>>>>>

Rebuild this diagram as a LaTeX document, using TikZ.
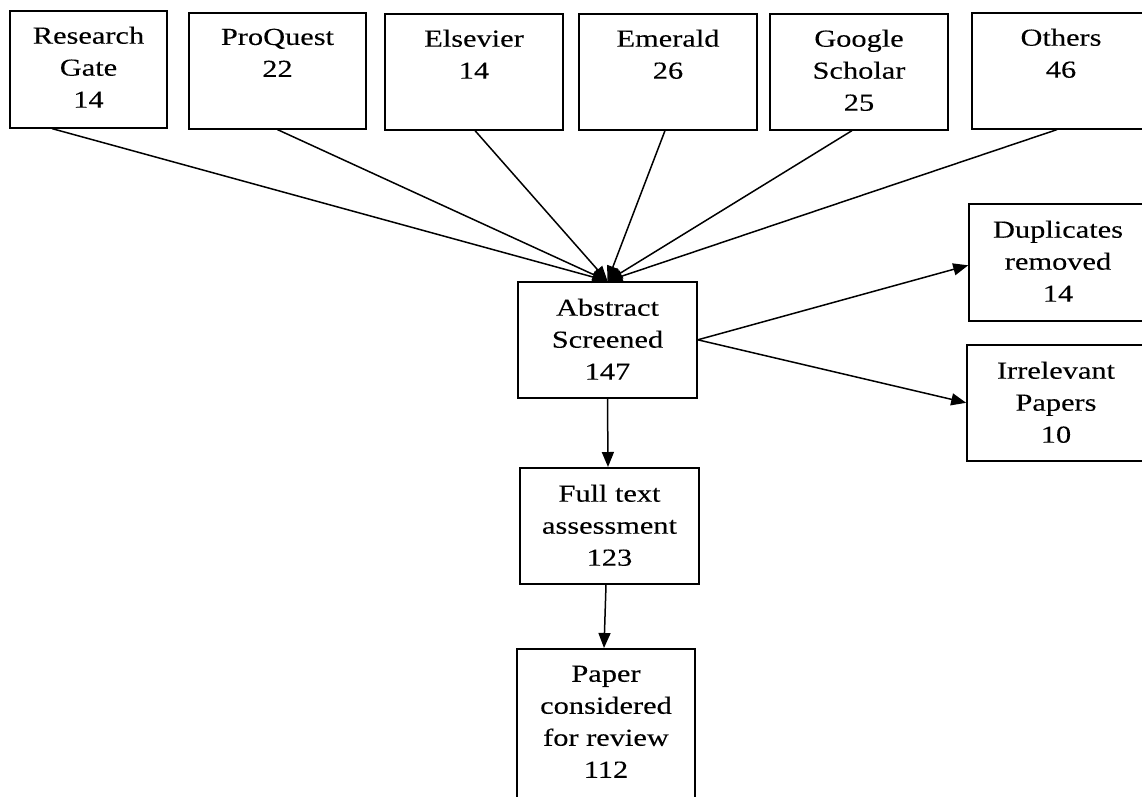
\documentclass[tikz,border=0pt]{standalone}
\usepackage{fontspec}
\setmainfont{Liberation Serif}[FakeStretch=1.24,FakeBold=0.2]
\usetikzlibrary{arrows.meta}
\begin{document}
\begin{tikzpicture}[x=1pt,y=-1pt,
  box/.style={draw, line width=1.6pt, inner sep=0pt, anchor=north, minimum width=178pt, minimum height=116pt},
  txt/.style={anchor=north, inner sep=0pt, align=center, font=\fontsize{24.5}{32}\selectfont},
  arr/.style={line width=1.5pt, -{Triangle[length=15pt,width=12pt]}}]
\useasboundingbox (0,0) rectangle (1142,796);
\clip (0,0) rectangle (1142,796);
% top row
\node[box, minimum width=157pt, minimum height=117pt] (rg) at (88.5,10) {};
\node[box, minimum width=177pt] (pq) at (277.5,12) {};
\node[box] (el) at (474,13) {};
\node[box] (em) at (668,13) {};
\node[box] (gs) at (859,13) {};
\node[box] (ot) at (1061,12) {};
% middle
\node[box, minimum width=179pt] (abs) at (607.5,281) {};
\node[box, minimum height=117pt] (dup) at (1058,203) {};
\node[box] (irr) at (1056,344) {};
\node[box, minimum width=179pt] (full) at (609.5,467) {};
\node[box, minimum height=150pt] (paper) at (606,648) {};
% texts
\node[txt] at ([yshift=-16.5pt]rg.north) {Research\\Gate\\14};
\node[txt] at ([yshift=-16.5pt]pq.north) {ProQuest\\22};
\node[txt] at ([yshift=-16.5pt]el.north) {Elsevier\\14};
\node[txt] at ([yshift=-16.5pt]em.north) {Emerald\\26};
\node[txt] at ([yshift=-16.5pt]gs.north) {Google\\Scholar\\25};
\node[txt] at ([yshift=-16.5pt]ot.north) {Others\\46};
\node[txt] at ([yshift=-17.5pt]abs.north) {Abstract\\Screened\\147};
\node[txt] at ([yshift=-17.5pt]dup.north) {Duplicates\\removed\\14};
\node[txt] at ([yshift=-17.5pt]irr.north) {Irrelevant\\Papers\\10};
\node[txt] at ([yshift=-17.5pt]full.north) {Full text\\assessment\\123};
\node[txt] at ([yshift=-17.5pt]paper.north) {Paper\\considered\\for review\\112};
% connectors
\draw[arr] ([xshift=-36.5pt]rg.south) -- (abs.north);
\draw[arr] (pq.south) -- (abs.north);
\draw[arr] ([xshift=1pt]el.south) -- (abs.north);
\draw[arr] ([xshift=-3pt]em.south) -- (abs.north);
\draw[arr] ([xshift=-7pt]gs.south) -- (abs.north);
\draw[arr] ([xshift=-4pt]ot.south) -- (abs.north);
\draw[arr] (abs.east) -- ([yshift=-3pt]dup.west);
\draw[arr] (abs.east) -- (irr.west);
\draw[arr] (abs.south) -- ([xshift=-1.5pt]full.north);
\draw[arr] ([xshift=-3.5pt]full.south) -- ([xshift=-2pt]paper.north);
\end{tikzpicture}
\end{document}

<<<<<

## Directions for this task:
All of the data above should be transcribed verbatim, with pictures omitted.

## The completed task:
Rebuild this diagram as a LaTeX document, using TikZ.
\documentclass[tikz,border=0pt]{standalone}
\usepackage{fontspec}
\setmainfont{Liberation Serif}[FakeStretch=1.24,FakeBold=0.2]
\usetikzlibrary{arrows.meta}
\begin{document}
\begin{tikzpicture}[x=1pt,y=-1pt,
  box/.style={draw, line width=1.6pt, inner sep=0pt, anchor=north, minimum width=178pt, minimum height=116pt},
  txt/.style={anchor=north, inner sep=0pt, align=center, font=\fontsize{24.5}{32}\selectfont},
  arr/.style={line width=1.5pt, -{Triangle[length=15pt,width=12pt]}}]
\useasboundingbox (0,0) rectangle (1142,796);
\clip (0,0) rectangle (1142,796);
% top row
\node[box, minimum width=157pt, minimum height=117pt] (rg) at (88.5,10) {};
\node[box, minimum width=177pt] (pq) at (277.5,12) {};
\node[box] (el) at (474,13) {};
\node[box] (em) at (668,13) {};
\node[box] (gs) at (859,13) {};
\node[box] (ot) at (1061,12) {};
% middle
\node[box, minimum width=179pt] (abs) at (607.5,281) {};
\node[box, minimum height=117pt] (dup) at (1058,203) {};
\node[box] (irr) at (1056,344) {};
\node[box, minimum width=179pt] (full) at (609.5,467) {};
\node[box, minimum height=150pt] (paper) at (606,648) {};
% texts
\node[txt] at ([yshift=-16.5pt]rg.north) {Research\\Gate\\14};
\node[txt] at ([yshift=-16.5pt]pq.north) {ProQuest\\22};
\node[txt] at ([yshift=-16.5pt]el.north) {Elsevier\\14};
\node[txt] at ([yshift=-16.5pt]em.north) {Emerald\\26};
\node[txt] at ([yshift=-16.5pt]gs.north) {Google\\Scholar\\25};
\node[txt] at ([yshift=-16.5pt]ot.north) {Others\\46};
\node[txt] at ([yshift=-17.5pt]abs.north) {Abstract\\Screened\\147};
\node[txt] at ([yshift=-17.5pt]dup.north) {Duplicates\\removed\\14};
\node[txt] at ([yshift=-17.5pt]irr.north) {Irrelevant\\Papers\\10};
\node[txt] at ([yshift=-17.5pt]full.north) {Full text\\assessment\\123};
\node[txt] at ([yshift=-17.5pt]paper.north) {Paper\\considered\\for review\\112};
% connectors
\draw[arr] ([xshift=-36.5pt]rg.south) -- (abs.north);
\draw[arr] (pq.south) -- (abs.north);
\draw[arr] ([xshift=1pt]el.south) -- (abs.north);
\draw[arr] ([xshift=-3pt]em.south) -- (abs.north);
\draw[arr] ([xshift=-7pt]gs.south) -- (abs.north);
\draw[arr] ([xshift=-4pt]ot.south) -- (abs.north);
\draw[arr] (abs.east) -- ([yshift=-3pt]dup.west);
\draw[arr] (abs.east) -- (irr.west);
\draw[arr] (abs.south) -- ([xshift=-1.5pt]full.north);
\draw[arr] ([xshift=-3.5pt]full.south) -- ([xshift=-2pt]paper.north);
\end{tikzpicture}
\end{document}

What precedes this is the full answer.